Monday, November 06, 2006

ICRS: Two-Ply (T.P.)

Name: Two-Ply
Age: 25
Height: 5' 9"
Preferred Drink: Beer
Training Grounds:
Overall ICRS: 3.375

Individual Competitive Score

Tolerance:
* * * *

Growing up with two gay fathers helped turn him off of umbrella drinks at an early age. To their dismay, he's taken to beer like Tina in an all-male prison. And not just any beer... cheap beer. Old-Style, Hams, Blatz, you name it... serve it up warm and watch him shine. After about ten beers or so he may look at you with these eyes that make you think he's staring at the back of your skull, but we're pretty confident he does that sober, so don't worry about it.

Boot Factor:
* * * *

He has slept on Horn's couch, used the upstairs bathroom, and eaten leftovers out of the fridge in the same weekend. This man is either partially blind or has a stomach made of stone. Or both.

Chug Ability:
* * *
We have yet to see him really chug full brews for speed, but he'll throw back a half beer penalty cup with ease so we expect he'll be above average with the chug. Then again, working at the nation's largest homosexually-held logistics company could be slowly chipping away at his man skills.

Quarter Skills:
* * *

Have you ever seen Steven Seagal run?
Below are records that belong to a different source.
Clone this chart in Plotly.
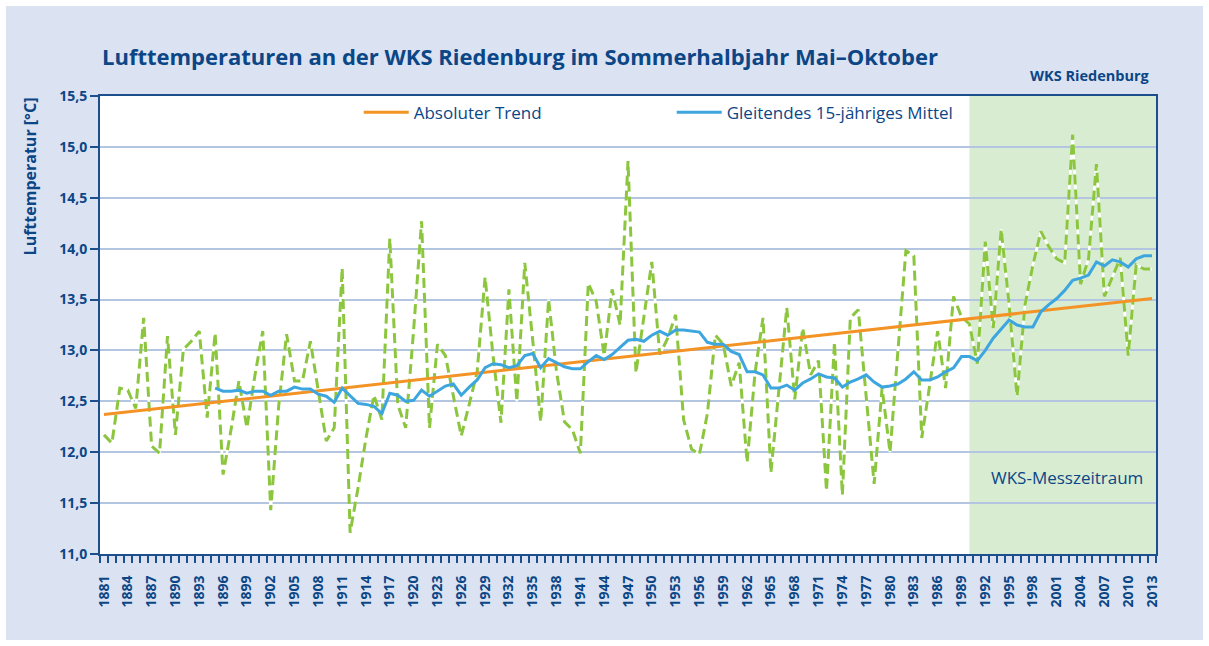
import plotly.graph_objects as go

# Jahreswerte Sommerhalbjahr (Mai–Oktober), Lufttemperatur in °C
years = list(range(1881, 2014))
jahreswerte = [
    12.17, 12.09, 12.63, 12.61, 12.43, 13.32, 12.06, 11.99, 13.14, 12.17,  # 1881-1890
    13.01, 13.09, 13.19, 12.34, 13.17, 11.78, 12.22, 12.70, 12.24, 12.75,  # 1891-1900
    13.19, 11.43, 12.45, 13.16, 12.70, 12.70, 13.09, 12.60, 12.11, 12.24,  # 1901-1910
    13.81, 11.21, 11.65, 12.14, 12.56, 12.32, 14.10, 12.47, 12.24, 13.20,  # 1911-1920
    14.27, 12.24, 13.06, 12.95, 12.56, 12.16, 12.47, 12.79, 13.72, 12.95,  # 1921-1930
    12.29, 13.60, 12.50, 13.86, 13.10, 12.30, 13.50, 12.79, 12.30, 12.22,  # 1931-1940
    11.99, 13.66, 13.48, 12.95, 13.60, 13.25, 14.86, 12.78, 13.33, 13.87,  # 1941-1950
    12.96, 13.12, 13.35, 12.32, 12.03, 11.98, 12.38, 13.15, 13.06, 12.65,  # 1951-1960
    12.88, 11.90, 12.78, 13.32, 11.80, 12.65, 13.42, 12.52, 13.22, 12.76,  # 1961-1970
    12.90, 11.62, 13.08, 11.58, 13.32, 13.40, 12.53, 11.69, 12.63, 12.00,  # 1971-1980
    13.00, 13.98, 13.93, 12.14, 12.66, 13.19, 12.63, 13.53, 13.33, 13.26,  # 1981-1990
    12.87, 14.07, 13.22, 14.19, 13.45, 12.55, 13.45, 13.84, 14.17, 14.02,  # 1991-2000
    13.90, 13.86, 15.12, 13.65, 13.90, 14.83, 13.53, 13.73, 13.91, 12.95,  # 2001-2010
    13.84, 13.80, 13.80,                                                    # 2011-2013
]

# Gleitendes 15-jähriges Mittel (ab 1895)
mittel_years = list(range(1895, 2014))
mittel15 = [
    12.63, 12.60, 12.60, 12.61, 12.58, 12.60,                              # 1895-1900
    12.60, 12.56, 12.60, 12.60, 12.64, 12.62, 12.62, 12.57, 12.55, 12.49,  # 1901-1910
    12.63, 12.55, 12.48, 12.47, 12.45, 12.38, 12.58, 12.56, 12.50, 12.51,  # 1911-1920
    12.61, 12.55, 12.60, 12.65, 12.67, 12.56, 12.64, 12.71, 12.83, 12.87,  # 1921-1930
    12.86, 12.83, 12.85, 12.95, 12.97, 12.83, 12.92, 12.88, 12.84, 12.82,  # 1931-1940
    12.82, 12.89, 12.95, 12.91, 12.96, 13.03, 13.10, 13.11, 13.09, 13.15,  # 1941-1950
    13.19, 13.15, 13.20, 13.20, 13.19, 13.18, 13.08, 13.06, 13.06, 12.99,  # 1951-1960
    12.96, 12.79, 12.79, 12.76, 12.63, 12.63, 12.66, 12.61, 12.68, 12.72,  # 1961-1970
    12.77, 12.74, 12.73, 12.64, 12.69, 12.72, 12.76, 12.69, 12.64, 12.65,  # 1971-1980
    12.67, 12.72, 12.79, 12.71, 12.71, 12.74, 12.79, 12.83, 12.94, 12.94,  # 1981-1990
    12.90, 13.00, 13.12, 13.21, 13.30, 13.25, 13.23, 13.23, 13.38, 13.45,  # 1991-2000
    13.51, 13.59, 13.69, 13.71, 13.74, 13.87, 13.83, 13.89, 13.87, 13.82,  # 2001-2010
    13.90, 13.93, 13.93,                                                    # 2011-2013
]

# Absoluter Trend: Anfangs- und Endwert
trend_years = [1881, 2013]
trend_values = [12.37, 13.51]

# Beginn des WKS-Messzeitraums
mess_start = 1990
mess_end = 2013.5

y_ticks = [11.0, 11.5, 12.0, 12.5, 13.0, 13.5, 14.0, 14.5, 15.0, 15.5]
x_ticks = list(range(1881, 2014, 3))

DARK = "#0b4686"
AXIS = "#1d4f8c"
PANEL = "#dbe2f1"
GRID = "#b3c5e1"
FONT = "Open Sans"

fig = go.Figure()

# weiße Unterlage, damit die Strichlücken im grünen Bereich hell erscheinen
fig.add_trace(go.Scatter(
    x=years, y=jahreswerte, mode="lines",
    line=dict(color="white", width=2.6),
    showlegend=False, hoverinfo="skip",
))
fig.add_trace(go.Scatter(
    x=years, y=jahreswerte, mode="lines", name="Jahreswerte",
    line=dict(color="#8cc63f", width=3, dash="10px,5px"),
    showlegend=False,
))
fig.add_trace(go.Scatter(
    x=trend_years, y=trend_values, mode="lines", name="Absoluter Trend",
    line=dict(color="#f39325", width=3),
))
fig.add_trace(go.Scatter(
    x=mittel_years, y=mittel15, mode="lines", name="Gleitendes 15-jähriges Mittel",
    line=dict(color="#3ea6de", width=3),
))

shapes = [
    # grün hinterlegter Messzeitraum
    dict(type="rect", xref="x", yref="paper", x0=mess_start, x1=mess_end, y0=0, y1=1,
         fillcolor="#d8ecd2", line=dict(width=0), layer="below"),
    # weißer Außenrahmen
    dict(type="rect", xref="paper", yref="paper",
         x0=-0.0919, x1=1.0474, y0=-0.1943, y1=1.2031,
         line=dict(color="white", width=6), fillcolor="rgba(0,0,0,0)", layer="below"),
]

annotations = [
    dict(text="<b>Lufttemperaturen an der WKS Riedenburg im Sommerhalbjahr Mai–Oktober</b>",
         xref="paper", yref="paper", x=0.0, y=1.087, xanchor="left", yanchor="middle",
         showarrow=False, font=dict(family=FONT, size=22, color=DARK)),
    dict(text="<b>WKS Riedenburg</b>", xref="paper", yref="paper", x=0.996, y=1.044,
         xanchor="right", yanchor="middle", showarrow=False,
         font=dict(family=FONT, size=14.5, color=DARK)),
    dict(text="<b>Lufttemperatur [°C]</b>", xref="paper", yref="paper", x=-0.066, y=1.002,
         xanchor="center", yanchor="top", textangle=-90, showarrow=False,
         font=dict(family=FONT, size=16, color=DARK)),
    dict(text="WKS-Messzeitraum", xref="paper", yref="paper", x=0.9157, y=0.166,
         xanchor="center", yanchor="middle", showarrow=False,
         font=dict(family=FONT, size=17, color=DARK)),
]

fig.update_layout(
    width=1209, height=646,
    margin=dict(l=100, r=53, t=96, b=92, pad=0),
    paper_bgcolor=PANEL, plot_bgcolor="white",
    separators=",.",
    font=dict(family=FONT, color=DARK),
    shapes=shapes, annotations=annotations,
    showlegend=True,
    legend=dict(
        orientation="h", x=0.245, y=1.003, xanchor="left", yanchor="top",
        bgcolor="rgba(0,0,0,0)", font=dict(family=FONT, size=17, color=DARK),
        entrywidth=253, entrywidthmode="pixels", itemwidth=45,
        traceorder="normal",
    ),
    xaxis=dict(
        range=[1880.5, 2013.5], tickmode="array", tickvals=x_ticks,
        ticktext=[str(v) for v in x_ticks], tickangle=-90,
        ticks="outside", ticklen=14, tickcolor="rgba(0,0,0,0)",
        tickfont=dict(family=FONT, size=14, color=DARK, weight="bold"),
        showgrid=False, zeroline=False,
        showline=True, linecolor=AXIS, linewidth=2, mirror=True,
        minor=dict(ticks="outside", tick0=1880.5, dtick=1, ticklen=7,
                   tickcolor=AXIS, tickwidth=1.5, showgrid=False),
    ),
    yaxis=dict(
        range=[11.0, 15.5], tickmode="array", tickvals=y_ticks,
        tickformat=".1f", ticks="outside", ticklen=8, tickwidth=2, tickcolor=AXIS,
        tickfont=dict(family=FONT, size=14, color=DARK, weight="bold"),
        showgrid=True, gridcolor=GRID, gridwidth=1.5, zeroline=False,
        showline=True, linecolor=AXIS, linewidth=2, mirror=True,
    ),
)

fig.write_html("out.html")
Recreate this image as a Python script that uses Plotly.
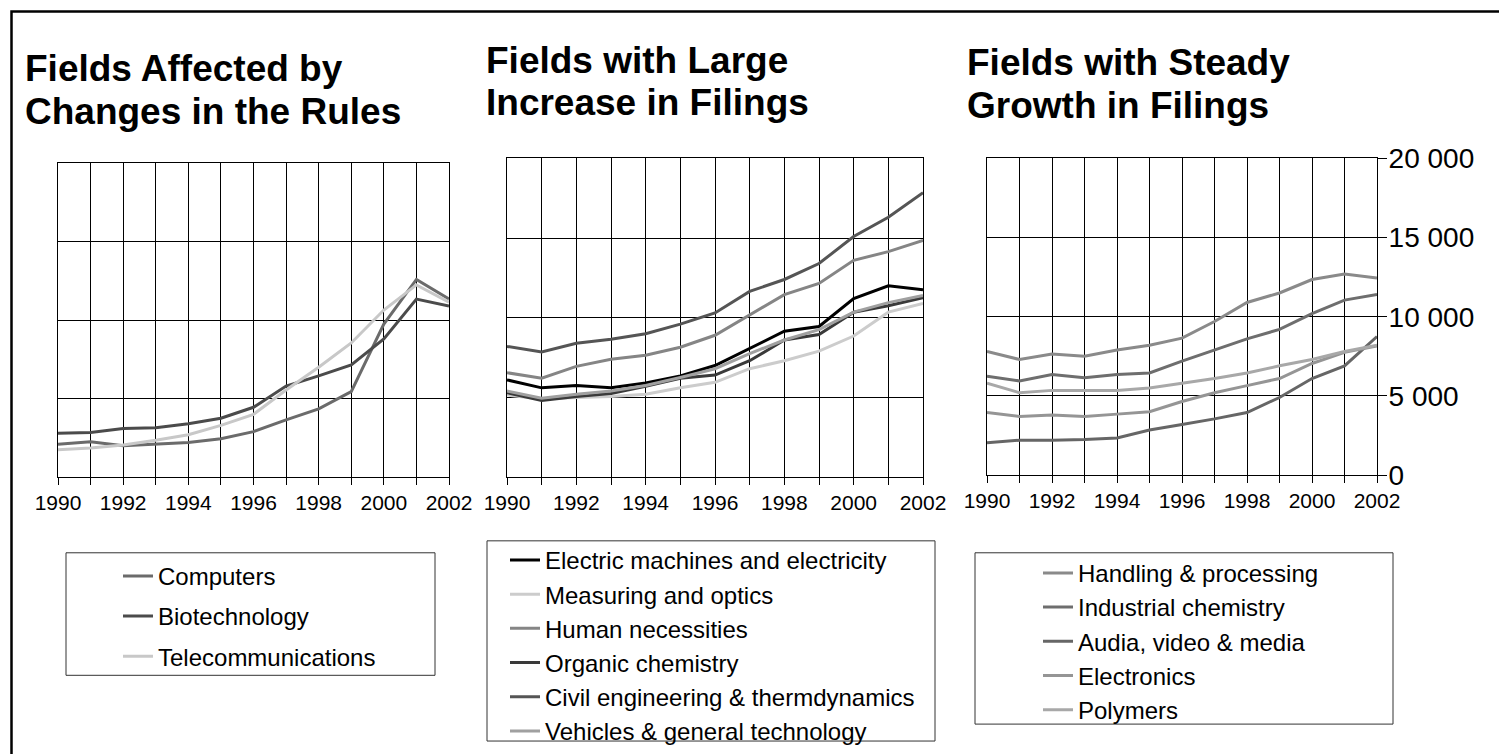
import plotly.graph_objects as go

# ---------------- data ----------------
years = list(range(1990, 2003))
x_tick_labels = [str(y) if y % 2 == 0 else "" for y in years]
y_tick_vals = [0, 5000, 10000, 15000, 20000]
y_tick_labels = ["0", "5 000", "10 000", "15 000", "20 000"]

titles_1 = ["Fields Affected by", "Changes in the Rules"]
titles_2 = ["Fields with Large", "Increase in Filings"]
titles_3 = ["Fields with Steady", "Growth in Filings"]

# Panel 1
p1_names = ["Computers", "Biotechnology", "Telecommunications"]
computers = [2100, 2250, 2000, 2100, 2200, 2450, 2900, 3650, 4350, 5450, 9750, 12600, 11350]
biotechnology = [2800, 2850, 3100, 3150, 3400, 3750, 4450, 5800, 6450, 7150, 8800, 11350, 10900]
telecommunications = [1750, 1850, 2050, 2350, 2700, 3300, 4000, 5550, 7000, 8550, 10650, 12250, 11150]

# Panel 2
p2_names = ["Electric machines and electricity", "Measuring and optics", "Human necessities",
            "Organic chemistry", "Civil engineering & thermdynamics", "Vehicles & general technology"]
electric = [6100, 5600, 5750, 5600, 5900, 6350, 7000, 8100, 9150, 9450, 11200, 12000, 11750]
measuring = [5150, 4900, 5000, 5050, 5200, 5600, 5950, 6800, 7300, 7900, 8850, 10350, 10900]
human = [6550, 6200, 6950, 7400, 7650, 8150, 8900, 10150, 11450, 12150, 13600, 14150, 14850]
organic = [5300, 4800, 5050, 5250, 5700, 6200, 6400, 7300, 8600, 8950, 10350, 10750, 11250]
civil = [8200, 7850, 8400, 8650, 9000, 9600, 10300, 11650, 12400, 13400, 15100, 16300, 17850]
vehicles = [5400, 4950, 5200, 5400, 5750, 6250, 6800, 7750, 8600, 9250, 10350, 10950, 11400]

# Panel 3
p3_names = ["Handling & processing", "Industrial chemistry", "Audia, video & media",
            "Electronics", "Polymers"]
handling = [7800, 7300, 7650, 7500, 7900, 8200, 8650, 9700, 10900, 11500, 12350, 12700, 12450]
industrial = [6250, 5950, 6350, 6150, 6350, 6450, 7200, 7900, 8600, 9200, 10200, 11050, 11400]
audio = [2050, 2200, 2200, 2250, 2350, 2850, 3200, 3550, 3950, 4900, 6100, 6900, 8750]
electronics = [3950, 3700, 3800, 3700, 3850, 4000, 4650, 5200, 5650, 6100, 7050, 7750, 8150]
polymers = [5800, 5200, 5350, 5350, 5350, 5500, 5800, 6100, 6450, 6900, 7300, 7800, 8200]

# ---------------- styling ----------------
W, H = 1499, 754
FONT = "Liberation Sans, Arial, Helvetica, sans-serif"


def px(p):
    return p / W


def py(p):
    return 1 - p / H


p1_colors = ["#6b6b6b", "#4b4b4b", "#c8c8c8"]
p2_colors = ["#000000", "#cccccc", "#858585", "#3a3a3a", "#555555", "#a0a0a0"]
p3_colors = ["#8a8a8a", "#6e6e6e", "#666666", "#959595", "#a8a8a8"]

fig = go.Figure()

panels = [
    ("x", "y", "legend", p1_names, [computers, biotechnology, telecommunications], p1_colors),
    ("x2", "y2", "legend2", p2_names, [electric, measuring, human, organic, civil, vehicles], p2_colors),
    ("x3", "y3", "legend3", p3_names, [handling, industrial, audio, electronics, polymers], p3_colors),
]
for xa, ya, lg, names, series, colors in panels:
    for name, vals, col in zip(names, series, colors):
        fig.add_trace(go.Scatter(
            x=years, y=vals, mode="lines", name=name,
            line=dict(color=col, width=3),
            xaxis=xa, yaxis=ya, legend=lg, legendgroup=name,
        ))


def xaxis(domain, anchor):
    return dict(
        domain=domain, anchor=anchor, range=[1990, 2002],
        tickvals=years, ticktext=x_tick_labels,
        showgrid=True, gridcolor="#000000", gridwidth=1,
        showline=True, mirror=True, linecolor="#000000", linewidth=1,
        ticks="outside", ticklen=7, tickcolor="#000000", tickwidth=1,
        tickfont=dict(size=21, color="#000000", family=FONT),
        zeroline=False, automargin=False, fixedrange=True,
    )


def yaxis(domain, anchor, labels):
    d = dict(
        domain=domain, anchor=anchor, range=[0, 20000],
        tickvals=y_tick_vals, ticktext=y_tick_labels,
        showgrid=True, gridcolor="#000000", gridwidth=1,
        showline=True, mirror=True, linecolor="#000000", linewidth=1,
        zeroline=False, automargin=False, fixedrange=True,
        tickfont=dict(size=28, color="#000000", family=FONT),
    )
    if labels:
        d.update(side="right", ticks="outside", ticklen=9, tickcolor="#000000",
                 showticklabels=True, ticklabelstandoff=-4)
    else:
        d.update(ticks="", showticklabels=False)
    return d


legend_common = dict(
    xanchor="left", yanchor="top", bgcolor="rgba(0,0,0,0)", borderwidth=0,
    font=dict(size=24, color="#000000", family=FONT), orientation="v",
)

annotations = []
title_specs = [
    (titles_1, 23, [69, 112]),
    (titles_2, 484, [61, 103]),
    (titles_3, 965, [63, 105.5]),
]
for lines, x0, ys in title_specs:
    for text, yc in zip(lines, ys):
        annotations.append(dict(
            text=text, xref="paper", yref="paper", x=px(x0), y=py(yc),
            xanchor="left", yanchor="middle", showarrow=False,
            font=dict(size=37, color="#000000", family=FONT, weight="bold"),
        ))

shapes = [
    # outer frame
    dict(type="rect", xref="paper", yref="paper", x0=px(11.5), x1=px(1530),
         y0=py(790), y1=py(11.5), line=dict(color="#000000", width=2.5)),
    # legend boxes
    dict(type="rect", xref="paper", yref="paper", x0=px(66), x1=px(435),
         y0=py(678), y1=py(555), line=dict(color="#333333", width=1)),
    dict(type="rect", xref="paper", yref="paper", x0=px(487), x1=px(935),
         y0=py(744), y1=py(543), line=dict(color="#333333", width=1)),
    dict(type="rect", xref="paper", yref="paper", x0=px(975), x1=px(1393),
         y0=py(727), y1=py(555), line=dict(color="#333333", width=1)),
]

fig.update_layout(
    width=W, height=H, template="none",
    margin=dict(l=0, r=0, t=0, b=0, pad=0),
    paper_bgcolor="#ffffff", plot_bgcolor="#ffffff",
    font=dict(family=FONT, color="#000000"),
    xaxis=xaxis([px(58), px(449)], "y"),
    yaxis=yaxis([py(479), py(164)], "x", False),
    xaxis2=xaxis([px(507), px(923)], "y2"),
    yaxis2=yaxis([py(479), py(159)], "x2", False),
    xaxis3=xaxis([px(987), px(1377)], "y3"),
    yaxis3=yaxis([py(477), py(159)], "x3", True),
    legend=dict(legend_common, x=px(118), y=py(556), tracegroupgap=6),
    legend2=dict(legend_common, x=px(505), y=py(540), tracegroupgap=0),
    legend3=dict(legend_common, x=px(1038), y=py(553), tracegroupgap=0),
    annotations=annotations,
    shapes=shapes,
    showlegend=True,
)

fig.write_html("out.html", include_plotlyjs=True, config={"displayModeBar": False},
               post_script="document.body.style.margin='0';document.body.style.overflow='hidden';")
Have you ever seen McCheese squeeze into size-32 shorts? Have you ever heard Tina serenade a woman to "Can you feel the love tonight?" We have. And they're not pretty. We're betting you can add Two-Ply's quarter shot to this list.

Pong Ability:
* * * *

No newbie to this event, Two-Ply has been honing his skills for years in college while earning a degree in hair design. He probably won't blow the game wide open with five sinks in a row and he certainly won't be much of a threat for a trademark-Tina "off-the-ceiling-fan off-the-refrigerator" style sinker, but he does offer consistency. Look for that bastard to sneak a bounce shot past you when you least expect it. Then look for me to counter by giving him the finger.

Beer Die/Guy:
* * *

A newcomer to Beer Guy and so far we applaud his enthusiasm and effort. It was initially thought that he could carry on as the next big promoter of the game, until we realized that it sounds like he wants to give you a hot oil massage when he asks if you want to play a game of guy.

Flip Ability:
* * *

If you ask him he'll tell you he's money with the flip, but we don't think he fully appreciates the talent and years of experience that he's up against. In an event so competitive that a 95 lb female gets yelled at for 2-flipping (by another light-weight female), he'll be lucky to avoid the embarrassment of being singled out and ridiculed.

Intangibles:
* * *

Now we've all heard the criticisms: "Hey, he's not fat enough to stand a chance in this field" or "He's probably worked out in the last decade, isn't that cheating?" We don't think it will matter one way or the other. In our eyes, he's still just a promising rookie. We expect the Beer Olympics to be a firm lesson in humility for the young lass. He's looking forward to competing, but the whole experience will likely bring back awkward memories of standing naked in the men's locker room as a small child. He's just a boy among men.